Start of Dataset extract

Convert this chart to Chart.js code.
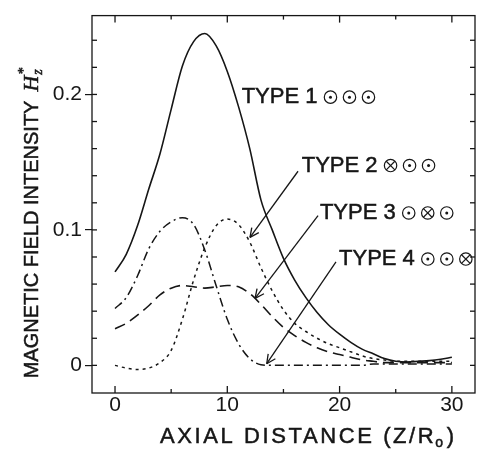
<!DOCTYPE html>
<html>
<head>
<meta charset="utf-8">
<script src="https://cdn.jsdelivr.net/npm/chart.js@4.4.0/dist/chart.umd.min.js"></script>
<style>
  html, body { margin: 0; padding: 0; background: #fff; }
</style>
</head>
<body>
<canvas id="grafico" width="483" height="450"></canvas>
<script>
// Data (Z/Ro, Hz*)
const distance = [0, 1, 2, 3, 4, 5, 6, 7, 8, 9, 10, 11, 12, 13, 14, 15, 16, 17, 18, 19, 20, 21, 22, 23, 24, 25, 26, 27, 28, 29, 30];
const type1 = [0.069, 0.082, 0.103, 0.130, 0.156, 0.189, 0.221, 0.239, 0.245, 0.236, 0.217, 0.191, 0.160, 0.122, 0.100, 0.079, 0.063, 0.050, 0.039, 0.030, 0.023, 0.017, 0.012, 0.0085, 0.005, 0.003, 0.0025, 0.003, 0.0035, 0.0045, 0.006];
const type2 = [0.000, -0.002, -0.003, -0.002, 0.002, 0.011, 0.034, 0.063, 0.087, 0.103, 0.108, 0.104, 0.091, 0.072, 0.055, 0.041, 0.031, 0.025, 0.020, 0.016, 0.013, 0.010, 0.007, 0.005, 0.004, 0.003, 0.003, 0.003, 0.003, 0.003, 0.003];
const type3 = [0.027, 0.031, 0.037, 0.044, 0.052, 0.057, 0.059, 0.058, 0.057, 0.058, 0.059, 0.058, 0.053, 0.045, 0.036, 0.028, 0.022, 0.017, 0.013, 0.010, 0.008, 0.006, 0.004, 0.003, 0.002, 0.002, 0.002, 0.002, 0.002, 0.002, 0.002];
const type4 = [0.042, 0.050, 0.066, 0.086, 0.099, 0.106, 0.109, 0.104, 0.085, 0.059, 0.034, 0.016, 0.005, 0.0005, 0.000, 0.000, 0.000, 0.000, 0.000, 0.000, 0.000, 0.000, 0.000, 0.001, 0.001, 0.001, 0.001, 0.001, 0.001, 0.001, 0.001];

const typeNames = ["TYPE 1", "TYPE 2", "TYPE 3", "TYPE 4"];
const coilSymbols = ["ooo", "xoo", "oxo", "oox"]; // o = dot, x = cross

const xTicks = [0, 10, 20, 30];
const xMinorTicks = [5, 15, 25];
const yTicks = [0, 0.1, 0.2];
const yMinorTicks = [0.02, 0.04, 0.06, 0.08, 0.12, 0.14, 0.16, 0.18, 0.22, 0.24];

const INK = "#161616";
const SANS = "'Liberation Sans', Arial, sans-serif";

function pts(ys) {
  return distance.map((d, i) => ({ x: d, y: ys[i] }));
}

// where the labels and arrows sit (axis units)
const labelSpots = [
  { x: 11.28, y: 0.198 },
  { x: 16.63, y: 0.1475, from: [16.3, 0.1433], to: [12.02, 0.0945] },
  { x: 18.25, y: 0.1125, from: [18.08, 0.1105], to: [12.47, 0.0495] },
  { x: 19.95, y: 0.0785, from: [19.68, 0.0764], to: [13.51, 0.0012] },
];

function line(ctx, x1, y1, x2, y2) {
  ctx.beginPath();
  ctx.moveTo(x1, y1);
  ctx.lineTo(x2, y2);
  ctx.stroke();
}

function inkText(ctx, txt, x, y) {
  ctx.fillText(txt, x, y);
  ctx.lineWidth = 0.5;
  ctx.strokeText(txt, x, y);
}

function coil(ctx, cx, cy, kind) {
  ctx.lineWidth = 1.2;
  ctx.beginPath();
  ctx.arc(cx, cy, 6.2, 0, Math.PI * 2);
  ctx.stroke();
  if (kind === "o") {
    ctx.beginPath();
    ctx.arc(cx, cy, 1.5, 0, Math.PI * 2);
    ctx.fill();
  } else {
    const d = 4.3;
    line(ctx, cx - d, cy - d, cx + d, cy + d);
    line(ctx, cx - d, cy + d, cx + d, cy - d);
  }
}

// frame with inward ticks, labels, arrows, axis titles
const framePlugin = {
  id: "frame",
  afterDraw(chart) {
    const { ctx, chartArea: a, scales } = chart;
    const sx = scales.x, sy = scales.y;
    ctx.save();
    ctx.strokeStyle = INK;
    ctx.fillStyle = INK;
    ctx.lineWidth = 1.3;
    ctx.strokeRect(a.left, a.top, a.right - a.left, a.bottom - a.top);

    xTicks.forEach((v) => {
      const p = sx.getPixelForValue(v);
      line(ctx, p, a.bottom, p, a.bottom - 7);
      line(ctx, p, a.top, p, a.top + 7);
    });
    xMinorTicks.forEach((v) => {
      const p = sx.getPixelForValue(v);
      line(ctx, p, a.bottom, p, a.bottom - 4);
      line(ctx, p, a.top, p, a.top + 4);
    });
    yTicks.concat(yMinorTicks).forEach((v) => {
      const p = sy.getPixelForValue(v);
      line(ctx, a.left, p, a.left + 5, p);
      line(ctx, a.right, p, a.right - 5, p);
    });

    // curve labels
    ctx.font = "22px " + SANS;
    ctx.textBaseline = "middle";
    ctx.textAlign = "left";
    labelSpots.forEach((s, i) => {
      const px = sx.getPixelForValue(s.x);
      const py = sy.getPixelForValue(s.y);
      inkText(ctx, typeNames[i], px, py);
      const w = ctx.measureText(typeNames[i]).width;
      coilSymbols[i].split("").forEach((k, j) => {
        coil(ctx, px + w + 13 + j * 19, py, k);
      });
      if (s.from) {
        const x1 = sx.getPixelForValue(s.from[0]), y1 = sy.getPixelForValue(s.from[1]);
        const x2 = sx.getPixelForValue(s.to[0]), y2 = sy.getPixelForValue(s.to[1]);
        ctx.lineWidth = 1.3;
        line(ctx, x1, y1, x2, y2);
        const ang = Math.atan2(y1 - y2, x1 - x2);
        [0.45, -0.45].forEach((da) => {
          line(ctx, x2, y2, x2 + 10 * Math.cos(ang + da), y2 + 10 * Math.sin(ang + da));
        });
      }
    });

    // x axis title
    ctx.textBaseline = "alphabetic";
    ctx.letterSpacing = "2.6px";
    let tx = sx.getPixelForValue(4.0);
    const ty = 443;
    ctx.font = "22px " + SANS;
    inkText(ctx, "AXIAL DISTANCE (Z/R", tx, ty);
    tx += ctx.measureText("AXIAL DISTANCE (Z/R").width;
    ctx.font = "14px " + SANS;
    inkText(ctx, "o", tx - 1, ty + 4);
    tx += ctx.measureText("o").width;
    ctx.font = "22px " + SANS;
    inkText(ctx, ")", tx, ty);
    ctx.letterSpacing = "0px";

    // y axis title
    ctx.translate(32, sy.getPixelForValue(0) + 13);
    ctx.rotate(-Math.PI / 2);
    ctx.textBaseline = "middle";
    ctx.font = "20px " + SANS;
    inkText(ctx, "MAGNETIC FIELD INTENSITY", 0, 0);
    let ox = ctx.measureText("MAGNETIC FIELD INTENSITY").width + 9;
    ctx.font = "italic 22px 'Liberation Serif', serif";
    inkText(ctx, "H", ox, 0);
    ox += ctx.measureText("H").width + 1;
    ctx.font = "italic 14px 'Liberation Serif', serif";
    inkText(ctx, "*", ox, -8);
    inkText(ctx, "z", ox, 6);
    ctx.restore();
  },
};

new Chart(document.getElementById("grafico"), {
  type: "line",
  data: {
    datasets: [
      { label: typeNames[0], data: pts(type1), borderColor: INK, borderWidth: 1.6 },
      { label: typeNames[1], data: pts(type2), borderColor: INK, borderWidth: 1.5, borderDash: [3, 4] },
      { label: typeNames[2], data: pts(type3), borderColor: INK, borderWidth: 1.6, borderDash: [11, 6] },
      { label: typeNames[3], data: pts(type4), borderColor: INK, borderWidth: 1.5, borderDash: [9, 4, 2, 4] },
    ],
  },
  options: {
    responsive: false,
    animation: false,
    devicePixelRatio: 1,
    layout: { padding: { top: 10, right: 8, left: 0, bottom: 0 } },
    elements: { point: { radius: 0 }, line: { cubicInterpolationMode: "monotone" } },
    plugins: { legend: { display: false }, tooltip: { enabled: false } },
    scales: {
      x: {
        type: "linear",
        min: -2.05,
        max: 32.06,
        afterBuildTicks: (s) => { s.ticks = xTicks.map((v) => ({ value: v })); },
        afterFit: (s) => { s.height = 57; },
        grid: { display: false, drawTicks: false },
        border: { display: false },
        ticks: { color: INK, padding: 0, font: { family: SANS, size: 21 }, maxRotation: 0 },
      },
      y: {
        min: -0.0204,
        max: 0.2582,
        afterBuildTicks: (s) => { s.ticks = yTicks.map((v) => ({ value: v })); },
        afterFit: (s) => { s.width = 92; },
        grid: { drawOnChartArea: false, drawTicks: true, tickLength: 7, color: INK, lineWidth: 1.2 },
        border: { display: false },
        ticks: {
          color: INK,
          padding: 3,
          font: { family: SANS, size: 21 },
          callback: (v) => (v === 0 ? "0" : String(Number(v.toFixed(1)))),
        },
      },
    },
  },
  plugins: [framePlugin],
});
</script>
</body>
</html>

End of Dataset extract

Exactly restate the lines from the beginning of the data through the line with "dot, x = cross", and no others, keeping pictures out.

_Problem solution_
Convert this chart to Chart.js code.
<!DOCTYPE html>
<html>
<head>
<meta charset="utf-8">
<script src="https://cdn.jsdelivr.net/npm/chart.js@4.4.0/dist/chart.umd.min.js"></script>
<style>
  html, body { margin: 0; padding: 0; background: #fff; }
</style>
</head>
<body>
<canvas id="grafico" width="483" height="450"></canvas>
<script>
// Data (Z/Ro, Hz*)
const distance = [0, 1, 2, 3, 4, 5, 6, 7, 8, 9, 10, 11, 12, 13, 14, 15, 16, 17, 18, 19, 20, 21, 22, 23, 24, 25, 26, 27, 28, 29, 30];
const type1 = [0.069, 0.082, 0.103, 0.130, 0.156, 0.189, 0.221, 0.239, 0.245, 0.236, 0.217, 0.191, 0.160, 0.122, 0.100, 0.079, 0.063, 0.050, 0.039, 0.030, 0.023, 0.017, 0.012, 0.0085, 0.005, 0.003, 0.0025, 0.003, 0.0035, 0.0045, 0.006];
const type2 = [0.000, -0.002, -0.003, -0.002, 0.002, 0.011, 0.034, 0.063, 0.087, 0.103, 0.108, 0.104, 0.091, 0.072, 0.055, 0.041, 0.031, 0.025, 0.020, 0.016, 0.013, 0.010, 0.007, 0.005, 0.004, 0.003, 0.003, 0.003, 0.003, 0.003, 0.003];
const type3 = [0.027, 0.031, 0.037, 0.044, 0.052, 0.057, 0.059, 0.058, 0.057, 0.058, 0.059, 0.058, 0.053, 0.045, 0.036, 0.028, 0.022, 0.017, 0.013, 0.010, 0.008, 0.006, 0.004, 0.003, 0.002, 0.002, 0.002, 0.002, 0.002, 0.002, 0.002];
const type4 = [0.042, 0.050, 0.066, 0.086, 0.099, 0.106, 0.109, 0.104, 0.085, 0.059, 0.034, 0.016, 0.005, 0.0005, 0.000, 0.000, 0.000, 0.000, 0.000, 0.000, 0.000, 0.000, 0.000, 0.001, 0.001, 0.001, 0.001, 0.001, 0.001, 0.001, 0.001];

const typeNames = ["TYPE 1", "TYPE 2", "TYPE 3", "TYPE 4"];
const coilSymbols = ["ooo", "xoo", "oxo", "oox"]; // o = dot, x = cross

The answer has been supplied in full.